Явление могучее, куда сильнее воли человеческой. К нему-то я и подтолкнул себя, съевши через силу несколько первых ложек супа. Возьмите в рот конфету и попытайтесь прекратить выделение слюны, сделайте так, чтобы во рту было сухо, — это вам никак не удастся. В ответ на конфету во рту заработают все железы. Язык без всякого вашего вмешательства — если только вы не будете его насильно удерживать — начнет перевертывать во рту вкусную конфету, спускает ее в нужный момент до своего корня, а там совершенно непроизвольно происходит глотание и весь остальной акт отправления в желудок.
Тут нет никакого особого подталкивания себя — просто «попробуй», соприкоснись с предметом (возьми в рот ложку супа или конфету), — и помимо тебя начнется физиологическое восприятие и реакция.
Можно «соприкоснуться» даже вяло, нехотя. Почти то же самое: поднеси спичку к сухой соломе — сделал ты это рассеянно и бесцельно или энергично — солома все равно вспыхнет.
Смотрите, какая это сила: хочешь не хочешь — она забирает в свои руки весь организм насильно! Нельзя ли этой непреоборимой силой воспользоваться и для нашего искусства?
Чутьем, инстинктивно в театре пользуются ею давно: когда на сцене пьешь, ешь, куришь — играть становится как будто легче. Но в чем тут дело?
Еще много лет назад пришлось мне задуматься над значением «физиологичности». Это случилось при работе над инсценированными гоголевскими «Вечерами на хуторе близ Диканьки».
«Пили ли вы когда-либо, господа, грушевый квас с терновыми ягодами, или не случалось ли вам подчас пробовать варенуху с изюмом и сливами? Сладость неописанная! Подумаешь, право: на что не мастерицы эти бабы!»

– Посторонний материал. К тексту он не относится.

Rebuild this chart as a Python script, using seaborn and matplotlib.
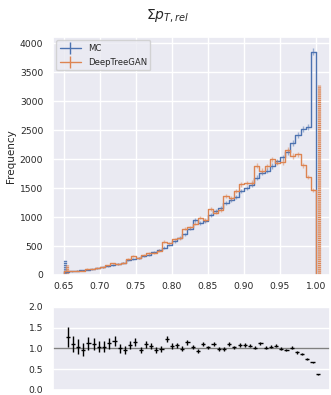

У актера, который вел эту роль (пасечника Рудого Панька), ничего хорошего не получалось. Как он ни старался, было скучно.
Тогда я ввел добавочную сцену: ему подают кувшин с «грушевым квасам» и кружку. Он спокойно усаживается, наливает, пробует, смакует...
День жаркий — хочется пить, а квас такой холодный, и, кроме того, «сладость во рту неописанная!» Физиономия его (расплылась, ему хочется поделиться с нами своими приятными ощущениями, а открывать рот не хочется — уж очень хорошо и сладостно. Он только одобрительно мычит, поднимает многозначительно брови, покачивает головой, указывает свободной рукой на кружку, пощелкивает по ней пальцем и наконец, насладившись досыта, весь полный ощущения небесного напитка, обращается к нам, как к своим самым ближайшим друзьям: «Пили ли вы когда-либо, господа, грушевый квас с терновыми ягодами?..» Опять отопьет глоточек и еще больше проникнется вкусам этого нектара, удивится даже: прямо не верится, что на земле может существовать такое блаженство... От преизбытка этого удовольствия вспомнилось уже совсем сверхъестественное: «... или не случалось ли вам подчас пробовать варенуху с изюмом и сливами?» Он видит, что мы таких вещей никогда не пробовали и не подозреваем о них.
Чтобы осчастливить нас, чтобы хоть немножко подсластить наше убогое существование без кваса и варенухи, чтобы мы хоть в воображении пережили эти упоительные ощущения, ему хочется рассказать нам. Он весь расплывается от восторга, и сладчайшим сиропом текут его слова: «Сладость неописанная!»
Опять отхлебнет своего кваса, опять помычит и — сокрушенно, почти с упреком: «Подумаешь, право: на что не мастерицы эти бабы!»
Грушевый квас захватил все его существо — ничего другого сейчас нет для него на всем свете, как эта неописуемая сладость да мы, с которыми он хочет поделиться своими чувствами.
Незаметно он перешел на другое — стал рассказывать о мёде, душистом и чистом, как слеза, о пирогах, таких вкусных, что «масло так вот и течет по губам, когда начинаешь есть».
У него осталась во всей силе эта физиологичность восприятия, как будто бы весь его актерский аппарат так верно настроился, что дальше только не мешай ему. И действительно — когда он приступил к своим «вечерницам», когда припомнил приятеля своего, дьяка Фому Григорьевича, а затем панича — он так живо, так ощутительно их видел перед собой, он чувствовал их почти физически, как тот квас, который только что сейчас был у него во рту.